The conversation turned to the immortality of the gods.
NARENDRA: “What is the proof of their immortality?”
GIRISH: “You wouldn’t believe it even if the gods appeared before you.”
NARENDRA: “That the immortals existed in the past requires proof.”
M whispered something to Paltu.
PALTU (smiling, to Narendra): “What need is there for the immortals to be without beginning? To be immortal one need only be without end.” MASTER (smiling): “Narendra is the son of a lawyer, but Paltu of a deputy magistrate.” (All laugh.)
All kept silent awhile.
JOGIN (smiling): “He: [meaning the Master] doesn’t accept Narendra’s words any more.”
MASTER (smiling); “One day I remarked that the chatak bird doesn’t drink any water except that which falls from the sky. Narendra said, ‘The chatak drinks ordinary water as well.’

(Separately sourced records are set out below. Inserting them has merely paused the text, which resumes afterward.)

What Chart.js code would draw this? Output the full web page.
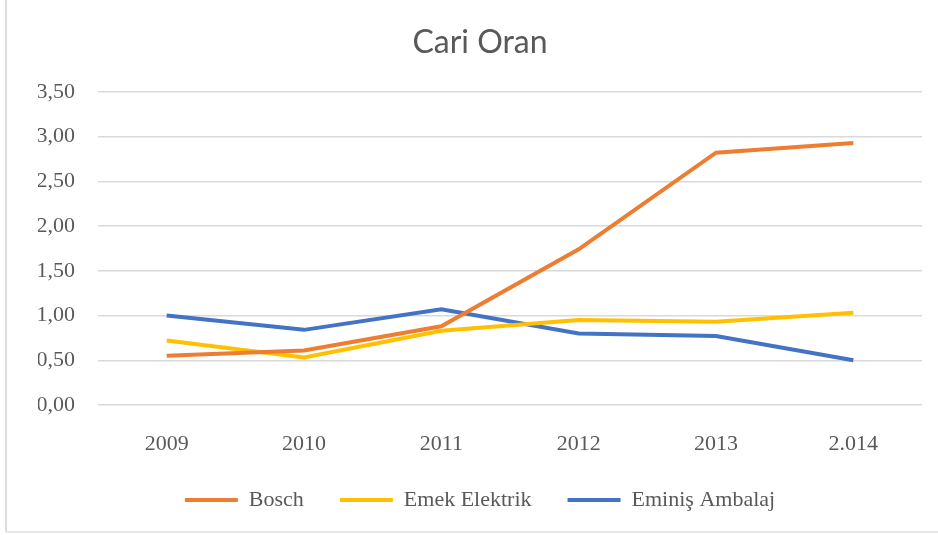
<!DOCTYPE html>
<html>
<head>
<meta charset="utf-8">
<script src="https://cdn.jsdelivr.net/npm/chart.js@4.4.1/dist/chart.umd.min.js"></script>
<style>
  html, body { margin: 0; padding: 0; background: #fff; }
  #wrap { position: relative; width: 938px; height: 535px; }
  #c { position: absolute; left: 0; top: 0; }
  #edgeL { position: absolute; left: 5px; top: 0; width: 2px; height: 533px; background: #dcdcdc; }
  #edgeB { position: absolute; left: 5px; top: 531px; width: 933px; height: 2px; background: #e8e8e8; }
</style>
</head>
<body>
<div id="wrap">
  <canvas id="c" width="938" height="535"></canvas>
  <div id="edgeL"></div>
  <div id="edgeB"></div>
</div>
<script>
const years = ["2009", "2010", "2011", "2012", "2013", "2.014"];
const bosch = [0.55, 0.61, 0.88, 1.74, 2.82, 2.93];
const emekElektrik = [0.72, 0.53, 0.83, 0.95, 0.93, 1.03];
const eminisAmbalaj = [1.00, 0.84, 1.07, 0.80, 0.77, 0.50];
const seriesNames = ["Bosch", "Emek Elektrik", "Eminiş Ambalaj"];
const yTicks = [0, 0.5, 1, 1.5, 2, 2.5, 3, 3.5];

const colors = ["#ED7D31", "#FFC000", "#4472C4"];
const serif = "'Liberation Serif', 'Times New Roman', serif";

function ds(label, data, color) {
  return {
    label: label,
    data: data,
    borderColor: color,
    backgroundColor: color,
    borderWidth: 4,
    pointRadius: 0,
    pointHoverRadius: 0,
    tension: 0,
    fill: false,
    pointStyle: 'line'
  };
}

new Chart(document.getElementById('c'), {
  type: 'line',
  data: {
    labels: years,
    datasets: [
      ds(seriesNames[0], bosch, colors[0]),
      ds(seriesNames[1], emekElektrik, colors[1]),
      ds(seriesNames[2], eminisAmbalaj, colors[2])
    ]
  },
  options: {
    responsive: false,
    animation: false,
    layout: { padding: { left: 38, right: 16, top: 23, bottom: 14 } },
    plugins: {
      title: {
        display: true,
        text: 'Cari Oran',
        color: '#595959',
        font: { family: "Lato, 'Open Sans', sans-serif", size: 32, weight: 'normal' },
        padding: { top: 0, bottom: 30.5 }
      },
      legend: {
        position: 'bottom',
        labels: {
          usePointStyle: true,
          pointStyleWidth: 53,
          boxHeight: 22,
          padding: 36,
          color: '#595959',
          font: { family: serif, size: 22 }
        }
      },
      tooltip: { enabled: false }
    },
    scales: {
      x: {
        offset: true,
        grid: { display: false, drawTicks: false },
        border: { display: false },
        ticks: { color: '#595959', font: { family: serif, size: 22 }, padding: 26, maxRotation: 0 },
        afterFit: (axis) => { axis.height = 48; }
      },
      y: {
        min: 0,
        max: 3.5,
        afterBuildTicks: (axis) => { axis.ticks = yTicks.map(v => ({ value: v })); },
        grid: { color: '#d9d9d9', lineWidth: 1.5, drawTicks: false },
        border: { display: false },
        ticks: {
          color: '#595959',
          font: { family: serif, size: 22 },
          padding: 23,
          callback: (v) => Number(v).toFixed(2).replace('.', ',')
        },
        afterFit: (axis) => { axis.width = 60; }
      }
    }
  }
});
</script>
</body>
</html>
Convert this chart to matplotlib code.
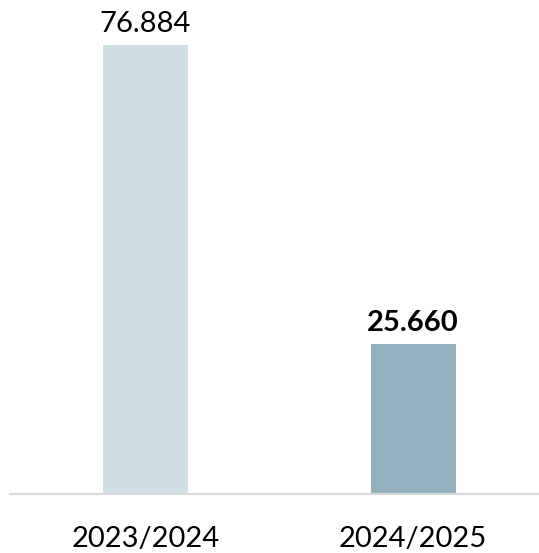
import matplotlib.pyplot as plt

# season totals
seasons = ["2023/2024", "2024/2025"]
values = [76.884, 25.660]
value_labels = ["76.884", "25.660"]
bar_colors = ["#D0DFE6", "#95B1BF"]

plt.rcParams['font.family'] = ['Lato', 'DejaVu Sans']

fig = plt.figure(figsize=(5.39, 5.53), dpi=100)
ax = fig.add_axes([10 / 539, 59 / 553, 529 / 539, 470 / 553])

x = list(range(len(seasons)))
bars = ax.bar(x, values, width=85 / 267.5, color=bar_colors, zorder=2)

ax.set_xlim(-0.5065, 1.471)
ax.set_ylim(0, 80.5)

labels = ax.bar_label(bars, labels=value_labels, padding=6, fontsize=21, color="black")
labels[1].set_fontweight("bold")

ax.set_xticks(x)
ax.set_xticklabels(seasons, fontsize=21)
ax.tick_params(axis="x", length=0, pad=23)
ax.set_yticks([])

for side in ["top", "right", "left"]:
    ax.spines[side].set_visible(False)
ax.spines["bottom"].set_color("#D9D9D9")
ax.spines["bottom"].set_linewidth(1.5)

fig.savefig("out.png", dpi=100)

Then I said to the Divine Mother, ‘Mother, then are my words untrue?’ I was greatly worried about it. Another day, later on, Narendra was here. Several birds were flying about in the room. He exclaimed, ‘There! There!’ ‘What is there?’ I asked. He said,
There is your chatak!’ I found they were only bats. Since that day I don’t accept what he says. (All laugh.)
At Jadu Mallick’s garden house Narendra said to me, The forms of God that you see are the fiction of your mind.’ I was amazed and said to him, ‘But they speak too!
‘Narendra answered, ‘Yes, one may think so.’ I went to the temple and wept before the Mother. ‘O Mother,’ I said, ‘what is this?
Then is this all false? How could Narendra say that?’ Instantly I had a revelation. I saw Consciousness-Indivisible Consciousness-and a divine being formed of that Consciousness. The divine form said to me, ‘If your words are untrue, how is that they tally with the facts? Thereupon I said to Narendra: ‘You rogue! You created unbelief in my mind. Don’t come here any more.’
The discussion continued. Narendra was arguing. He was then slightly Over 22 years of age.
Narendra (to Girish, M., and others): “How am I to believe in the Words of scripture? The Mahanirvana Tantra says, in one place, that unless a man attains the Knowledge of Brahman he goes to hell; and the same book says, in another place, that there is no salvation without the worship of Parvathi, the Divine Mother. Manu writes about himself in the Manusamhita; Moses describes his own death in Pentateuch.